Often, particularly with wooden hives, further insulation is placed above the crown board and under the roof. This conserves the heat generated by the bees and can reduce their rate of food consummation as a result. Hive wraps are also available, which are fixed around the outer brood/super/eke boxes to further insulate the hive.

It is still necessary to pay close attention to the weather, as any storms and high winds may result in damage or overturning of the hives. So after such storms it is important to check the hives are still in position and weatherproof. Hives should be secured with hive straps and/or suitable weights on their rooves to minimise this possible storm damage.

The colder weather also encourages mice to seek shelter and a hive is a warm and well supplied home for them. Where needed, Mouse-guards should be fitted to prevent mice entering the hive and consuming the stores needed for the bees' winter survival. Once clustered the bees will no-longer defend against such invaders. Likewise if woodpeckers are a problem in your vicinity then the hives will need to be surrounded with wire mesh for protection and to deter them.

November

With the so far a milder Autumn/Winter the winter bees are flying a lot more than typically. Pollen from ivy is still being brought into the hive so with NUCs it is best to set the opening at half rather than use the excluder setting. The excluder may result in pollen being stripped from the bees as they enter. At first frosts, you can change the setting to the excluder position to  prevent any possible mouse damage. With more the active bees, the winter stores will be consumed more quickly so its important to still do checks every 2 to 3 weeks and feed fondant if deemed necessary. 

So with little else to do in the Apiary other than some regular checks ensuring that the bees have enough stores, now is the time to ensure everything is in good shape for next season.

1. Repair and clean any equipment,

2. Tidy up around your hives

3. Continue your bee education/research by reading relevant magazines, books and following the various YouTube channels specifically those of the SBA.

4. Take some time to review your hive records and consider what went well and what you have learnt from this current year.

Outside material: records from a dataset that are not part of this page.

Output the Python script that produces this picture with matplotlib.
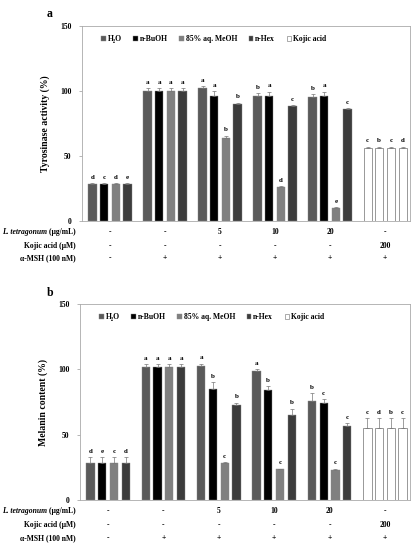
import matplotlib.pyplot as plt
from matplotlib.patches import Patch
from matplotlib.transforms import blended_transform_factory
import numpy as np

# ---- data ----
series = ['H\u2082O', 'n-BuOH', '85% aq. MeOH', 'n-Hex']
colors = ['#5a5a5a', '#000000', '#808080', '#3c3c3c']

# panel a: tyrosinase activity (groups: control, a-MSH, 5, 10, 20)
tyr_h2o = [28, 100, 102, 96, 95]
tyr_buoh = [28, 100, 96, 96, 96]
tyr_meoh = [28, 100, 64, 26, 10]
tyr_hex = [28, 100, 90, 88, 86]
tyr_kojic = [56, 56, 56, 56]
tyr_h2o_err = [1, 2, 1.5, 2.5, 2.5]
tyr_buoh_err = [1, 2, 4, 3.5, 3.5]
tyr_meoh_err = [1, 2, 1.5, 0.8, 0.5]
tyr_hex_err = [1, 2, 1, 1.2, 1]
tyr_kojic_err = [1, 1, 1, 1]
tyr_h2o_let = ['d', 'a', 'a', 'b', 'b']
tyr_buoh_let = ['c', 'a', 'a', 'a', 'a']
tyr_meoh_let = ['d', 'a', 'b', 'd', 'e']
tyr_hex_let = ['e', 'a', 'b', 'c', 'c']
tyr_kojic_let = ['c', 'b', 'c', 'd']

# panel b: melanin content
mel_h2o = [28, 102, 102.5, 99, 76]
mel_buoh = [28, 102, 85, 84.5, 74]
mel_meoh = [28, 102, 28, 23.5, 23]
mel_hex = [28, 102, 73, 65.5, 57]
mel_kojic = [55, 55, 55, 55]
mel_h2o_err = [5, 2, 2, 1, 6]
mel_buoh_err = [5, 2, 5.5, 3, 3.5]
mel_meoh_err = [5, 2, 1, 0.5, 1]
mel_hex_err = [5, 2, 1.5, 4.5, 2]
mel_kojic_err = [8, 8, 8, 8]
mel_h2o_let = ['d', 'a', 'a', 'a', 'b']
mel_buoh_let = ['e', 'a', 'b', 'b', 'c']
mel_meoh_let = ['c', 'a', 'c', 'c', 'c']
mel_hex_let = ['d', 'a', 'b', 'b', 'c']
mel_kojic_let = ['c', 'd', 'b', 'c']

species = 'L. tetragonum'
row_labels = [' (\u03bcg/mL)', 'Kojic acid (\u03bcM)', '\u03b1-MSH (100 nM)']
row_ltet = ['-', '-', '5', '10', '20', '-']
row_kojic = ['-', '-', '-', '-', '-', '200']
row_msh = ['-', '+', '+', '+', '+', '+']

FONT = ['Liberation Serif', 'DejaVu Serif']
plt.rcParams['font.family'] = FONT
plt.rcParams['font.weight'] = 'bold'

fig = plt.figure(figsize=(4.2, 5.5), dpi=100)
renderer = fig.canvas.get_renderer()

step = 0.212
width = 0.15
offsets = (np.arange(4) - 1.5) * step
label_x = 0.181  # right edge of the row labels (figure fraction)


def draw_panel(ax, vals, errs, lets, kvals, kerrs, klets, ylabel):
    x = np.arange(5)
    # extract bars
    for i in range(4):
        ax.bar(x + offsets[i], vals[i], width, color=colors[i],
               edgecolor='#888888', linewidth=0.3, zorder=2)
        ax.errorbar(x + offsets[i], vals[i], yerr=[np.zeros(5), errs[i]],
                    fmt='none', ecolor='#777777', elinewidth=0.5,
                    capsize=1.2, capthick=0.5, zorder=3)
        for xi, v, e, l in zip(x + offsets[i], vals[i], errs[i], lets[i]):
            ax.text(xi, v + e + 2.5, l, ha='center', va='bottom',
                    fontsize=5, fontweight='bold')
    # kojic acid bars
    kx = 5 + offsets
    ax.bar(kx, kvals, width, color='white', edgecolor='#888888',
           linewidth=0.6, zorder=2)
    ax.errorbar(kx, kvals, yerr=[np.zeros(4), kerrs], fmt='none',
                ecolor='#777777', elinewidth=0.5, capsize=1.2,
                capthick=0.5, zorder=3)
    for xi, v, e, l in zip(kx, kvals, kerrs, klets):
        ax.text(xi, v + e + 2.5, l, ha='center', va='bottom',
                fontsize=5, fontweight='bold')

    ax.set_xlim(-0.51, 5.45)
    ax.set_ylim(0, 150)
    ax.set_yticks([0, 50, 100, 150])
    ax.tick_params(axis='y', labelsize=5.5, length=2.5, width=0.5,
                   color='#999999', pad=5)
    ax.set_xticks([])
    for s in ax.spines.values():
        s.set_color('#aaaaaa')
        s.set_linewidth(0.6)
    ax.set_ylabel(ylabel, fontsize=7, fontweight='bold', labelpad=7)

    handles = [Patch(facecolor=c, edgecolor='#888888', linewidth=0.3) for c in colors]
    handles.append(Patch(facecolor='white', edgecolor='#888888', linewidth=0.5))
    ax.legend(handles, series + ['Kojic acid'], ncol=5, loc='upper left',
              bbox_to_anchor=(0.05, 0.97), frameon=False,
              prop={'family': FONT, 'weight': 'bold', 'size': 5.5},
              handlelength=0.6, handleheight=0.6, handletextpad=0.25,
              columnspacing=1.5, borderaxespad=0)

    # treatment table under the axis
    tr = blended_transform_factory(ax.transData, ax.transAxes)
    trl = blended_transform_factory(fig.transFigure, ax.transAxes)
    rows = [row_ltet, row_kojic, row_msh]
    ys = [-0.058, -0.13, -0.193]
    for vals_r, yy in zip(rows, ys):
        for g, v in enumerate(vals_r):
            ax.text(g, yy, v, transform=tr, ha='center', va='center',
                    fontsize=5.5, fontweight='bold')
    for lab, yy in zip(row_labels, ys):
        t = ax.text(label_x, yy, lab, transform=trl, ha='right',
                    va='center', fontsize=5.5, fontweight='bold')
    # italic species name before the unit
    t0 = ax.texts[-3]
    bb = t0.get_window_extent(renderer=renderer)
    ax.text(bb.x0 / fig.bbox.width, ys[0], species, transform=trl,
            ha='right', va='center', fontsize=5.5, fontweight='bold',
            style='italic')


ax1 = fig.add_axes([0.195, 0.5987, 0.781, 0.354])
draw_panel(ax1,
           [tyr_h2o, tyr_buoh, tyr_meoh, tyr_hex],
           [tyr_h2o_err, tyr_buoh_err, tyr_meoh_err, tyr_hex_err],
           [tyr_h2o_let, tyr_buoh_let, tyr_meoh_let, tyr_hex_let],
           tyr_kojic, tyr_kojic_err, tyr_kojic_let, 'Tyrosinase activity (%)')
fig.text(0.112, 0.985, 'a', fontsize=8.5, fontweight='bold', va='top')

ax2 = fig.add_axes([0.19, 0.0909, 0.786, 0.356])
draw_panel(ax2,
           [mel_h2o, mel_buoh, mel_meoh, mel_hex],
           [mel_h2o_err, mel_buoh_err, mel_meoh_err, mel_hex_err],
           [mel_h2o_let, mel_buoh_let, mel_meoh_let, mel_hex_let],
           mel_kojic, mel_kojic_err, mel_kojic_let, 'Melanin content (%)')
fig.text(0.112, 0.478, 'b', fontsize=8.5, fontweight='bold', va='top')

fig.savefig('out.png', dpi=100)
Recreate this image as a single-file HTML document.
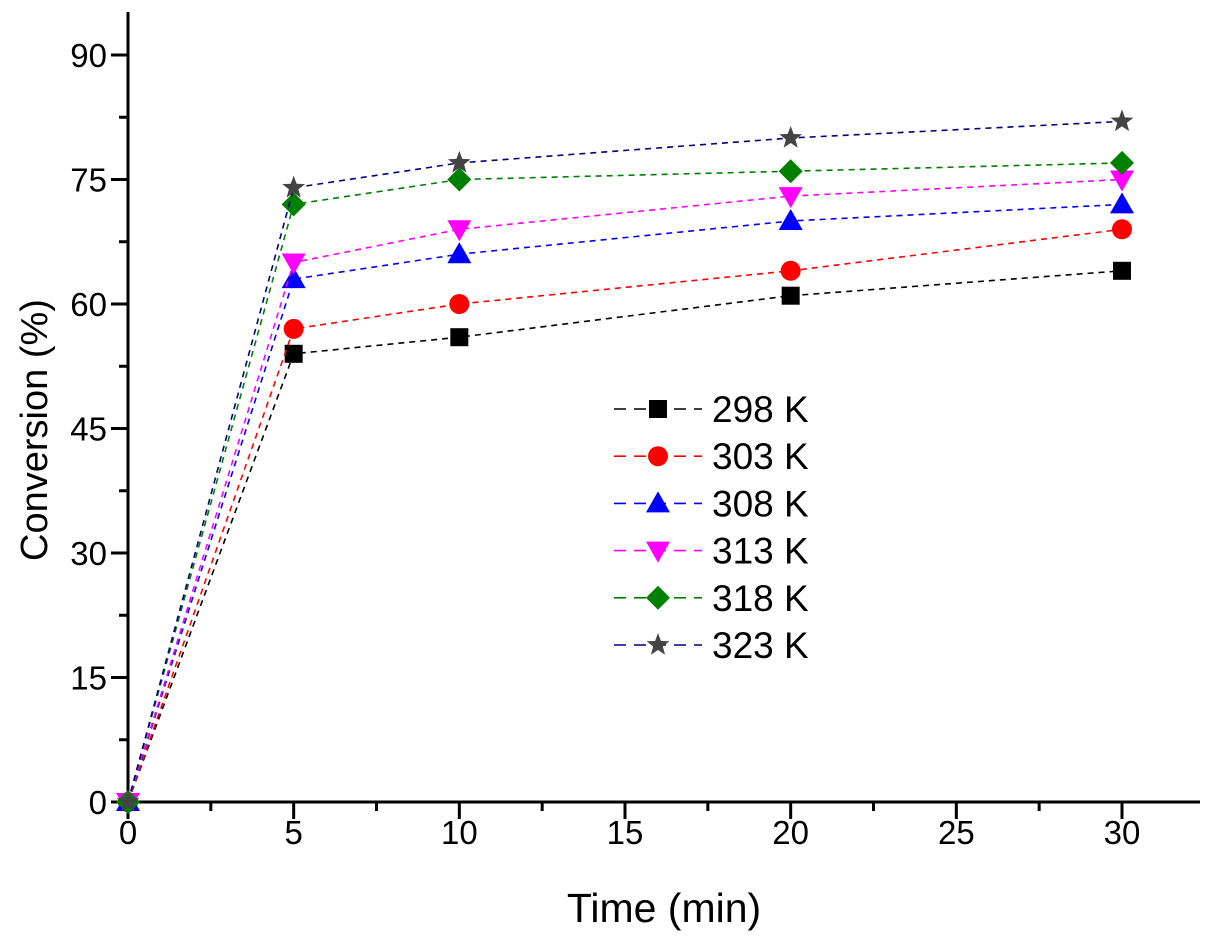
<!DOCTYPE html>
<html><head><meta charset="utf-8"><style>
html,body{margin:0;padding:0;background:#fff;}
svg{display:block;font-family:"Liberation Sans",Arial,sans-serif;}
</style></head><body>
<svg id="chart" width="1211" height="942" viewBox="0 0 1211 942"></svg>
<script>
const times=[0,5,10,20,30];
const labels=["298 K","303 K","308 K","313 K","318 K","323 K"];
const s298=[0,54,56,61,64];
const s303=[0,57,60,64,69];
const s308=[0,63,66,70,72];
const s313=[0,65,69,73,75];
const s318=[0,72,75,76,77];
const s323=[0,74,77,80,82];
const xTicks=[0,5,10,15,20,25,30];
const yTicks=[0,15,30,45,60,75,90];

const NS="http://www.w3.org/2000/svg";
const svg=document.getElementById('chart');
const X0=128,X30=1122,Y0=802,Y90=55;
const xs=v=>X0+(v/30)*(X30-X0);
const ys=v=>Y0-(v/90)*(Y0-Y90);
function el(tag,attrs,parent){const e=document.createElementNS(NS,tag);for(const k in attrs)e.setAttribute(k,attrs[k]);(parent||svg).appendChild(e);return e;}

let ax=el('line',{x1:X0,y1:Y0,x2:1200,y2:Y0,stroke:'#000','stroke-width':3});


let ay=el('line',{x1:X0,y1:Y0,x2:X0,y2:12,stroke:'#000','stroke-width':3});



xTicks.forEach(t=>{
  const x=xs(t);
  el('line',{x1:x,y1:Y0,x2:x,y2:Y0+17,stroke:'#000','stroke-width':3});
  const tx=el('text',{x:x,y:Y0+42,'font-size':33,'text-anchor':'middle'});
  tx.textContent=t;
  
  
});
for(let t=2.5;t<=32.5;t+=5){const x=xs(t);if(x<1200)el('line',{x1:x,y1:Y0,x2:x,y2:Y0+9,stroke:'#000','stroke-width':3});}
yTicks.forEach(t=>{
  const y=ys(t);
  el('line',{x1:X0,y1:y,x2:X0-17,y2:y,stroke:'#000','stroke-width':3});
  const tx=el('text',{x:107,y:y+12,'font-size':33,'text-anchor':'end'});
  tx.textContent=t;
  
  
});
for(let t=7.5;t<95;t+=15){const y=ys(t);if(y>12)el('line',{x1:X0,y1:y,x2:X0-9,y2:y,stroke:'#000','stroke-width':3});}

let xt=el('text',{x:664,y:922,'font-size':41,'text-anchor':'middle'});
xt.textContent='Time (min)';


let yt=el('text',{x:0,y:0,'font-size':38,'text-anchor':'middle',transform:'translate(47,430) rotate(-90)'});
yt.textContent='Conversion (%)';



const series=[s298,s303,s308,s313,s318,s323];
const lineCols=['#000','#f00','#00f','#f0f','#008000','#000080'];
const markCols=['#000','#f00','#00f','#f0f','#008000','#444'];
const shapes=['square','circle','up','down','diamond','star'];
function marker(shape,x,y,c,g){
  if(shape==='square')return el('rect',{x:x-9,y:y-9,width:18,height:18,fill:c},g);
  if(shape==='circle')return el('circle',{cx:x,cy:y,r:10,fill:c},g);
  if(shape==='up')return el('polygon',{points:`${x},${y-12} ${x+12},${y+9} ${x-12},${y+9}`,fill:c},g);
  if(shape==='down')return el('polygon',{points:`${x},${y+12} ${x+12},${y-9} ${x-12},${y-9}`,fill:c},g);
  if(shape==='diamond')return el('polygon',{points:`${x},${y-12} ${x+12},${y} ${x},${y+12} ${x-12},${y}`,fill:c},g);
  let p=[];for(let i=0;i<10;i++){const r=i%2?5:12,a=-Math.PI/2+i*Math.PI/5;p.push((x+r*Math.cos(a)).toFixed(1)+','+(y+r*Math.sin(a)).toFixed(1));}
  return el('polygon',{points:p.join(' '),fill:c},g);
}
series.forEach((s,i)=>{
  const g=el('g',{});
  
  
  el('polyline',{points:s.map((v,j)=>xs(times[j])+','+ys(v)).join(' '),fill:'none',stroke:lineCols[i],'stroke-width':1.6,'stroke-dasharray':'6,5'},g);
  s.forEach((v,j)=>{
    const m=marker(shapes[i],xs(times[j]),ys(v),markCols[i],g);
    
    
  });
  const ly=409+i*47.2;
  const lg=el('g',{});
  
  
  el('line',{x1:614,y1:ly,x2:702,y2:ly,stroke:lineCols[i],'stroke-width':1.6,'stroke-dasharray':'12,8'},lg);
  marker(shapes[i],658,ly,markCols[i],lg);
  const t=el('text',{x:712,y:ly+13,'font-size':37},lg);
  t.textContent=labels[i];
});
</script>
</body></html>
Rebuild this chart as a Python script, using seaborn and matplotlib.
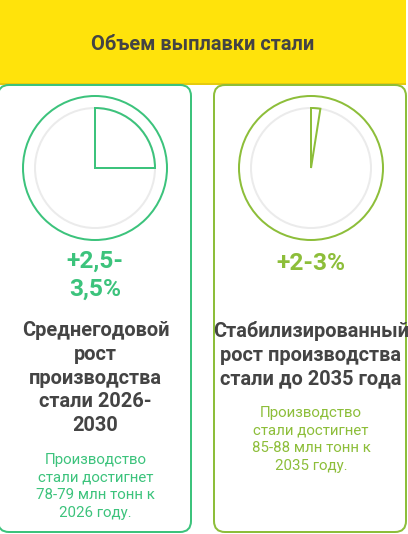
import matplotlib
matplotlib.use("Agg")
import matplotlib.pyplot as plt
from matplotlib.patches import Circle, Wedge, FancyBboxPatch, Rectangle
import seaborn as sns

# data
header = "Объем выплавки стали"
values = ["+2,5-\n3,5%", "+2-3%"]
shares = [0.25, 0.025]
headings = ["Среднегодовой\nрост\nпроизводства\nстали 2026-\n2030",
            "Стабилизированный\nрост производства\nстали до 2035 года"]
notes = ["Производство\nстали достигнет\n78-79 млн тонн к\n2026 году.",
         "Производство\nстали достигнет\n85-88 млн тонн к\n2035 году."]
colors = ["#3cc37c", "#8dbe3a"]

sns.set_theme(style="white")
plt.rcParams['font.family'] = ['Roboto', 'DejaVu Sans']

W, H = 408, 534
fig = plt.figure(figsize=(W / 100, H / 100), dpi=100)
ax = fig.add_axes([0, 0, 1, 1])
ax.set_xlim(0, W)
ax.set_ylim(H, 0)
ax.axis('off')

px = 0.72  # px -> pt

# header band
ax.add_patch(Rectangle((0, 0), 406, 85, facecolor="#ffe30b", edgecolor="none"))
ax.add_patch(Rectangle((0, 82.5), 406, 2.5, facecolor="#e6cb0e", edgecolor="none"))
ax.text(203, 44, header, ha='center', va='center', fontsize=20 * px,
        fontweight='bold', color="#444444")

cards = [(-2, 193), (214, 192)]
centers = [95, 311]
cy = 168
head_y = [321, 321]
note_y = [453, 406]

for i in range(2):
    c = colors[i]
    x0, w = cards[i]
    ax.add_patch(FancyBboxPatch((x0, 85), w, 447, boxstyle="round,pad=0,rounding_size=11",
                                facecolor="white", edgecolor=c, linewidth=2 * px))
    cx = centers[i]
    ax.add_patch(Circle((cx, cy), 72, facecolor="none", edgecolor=c, linewidth=2 * px))
    ax.add_patch(Circle((cx, cy), 60, facecolor="none", edgecolor="#ebebeb", linewidth=2 * px))
    ax.add_patch(Wedge((cx, cy), 60, -90, -90 + 360 * shares[i], facecolor="none",
                       edgecolor=c, linewidth=2 * px))
    ax.text(cx, 250 if i == 0 else 263, values[i], ha='center', va='top' if i == 0 else 'center',
            fontsize=24.5 * px, fontweight='bold', color=c, linespacing=1.28)
    ax.text(x0 + w / 2 + 1, head_y[i], headings[i], ha='center', va='top',
            fontsize=20 * px, fontweight='bold', color="#444444", linespacing=1.32)
    ax.text(x0 + w / 2 + 1, note_y[i], notes[i], ha='center', va='top',
            fontsize=15 * px, color=c, linespacing=1.33)

fig.savefig("out.png", dpi=100)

5. Prepare a xmas list for friends and relatives with your next season beekeeping wants in mind

6. Look out for end-of-season beekeeping bargains from the main suppliers.

 

December

Much the same as November !

  • Check your hive feed levels regularly to prevent starvation, minimising the duration the hives are open for any checks in the cold weather.

  • Check Hives after high winds to ensure they are still intact.

  • Consider an Oxalic Acid (trickle or sublimation) treatment to control varroa when brood levels are low.

  • Enjoy the holiday season - maybe a good time to craft candles or other products from the years collected and rendered beeswax.

January

Days are starting to lengthen and in mild conditions brood may be starting to be raised as the colony begins its gradual expansion towards spring. Particularly if mild, bees can waste energy or foraging flights even though none is available yet. That, together with the start of raising brood mean winter stores may become depleted so again its important to check feed levels and feed fondant if required.

An approximate estimate of varroa levels can be made by cleaning the removable hive floor, replacing it, and counting the number of varroa mite drop  present on the floor in a week or mores time. The varroa calculator on the National Bee unit can be used to determine whether further treatment is needed.

February

So again, much like January:

  •  check hives regularly for food levels and ensure they are secure following any storms.

  • Continue monitoring the hive floor as a varroa check.

  • Look out for online and in-person seminars and lectures on beekeeping topics, and support your association as they start their beginners' beekeeping courses, and follow up mentoring.

  • Look out for Bee-keeping trade shows and auctions that may be local or national.

  • Make up frames in preparation for the start of the year.

  • Tempting as it, resist fully opening hives for any kind of inspection as it is still too early in the year and too cold.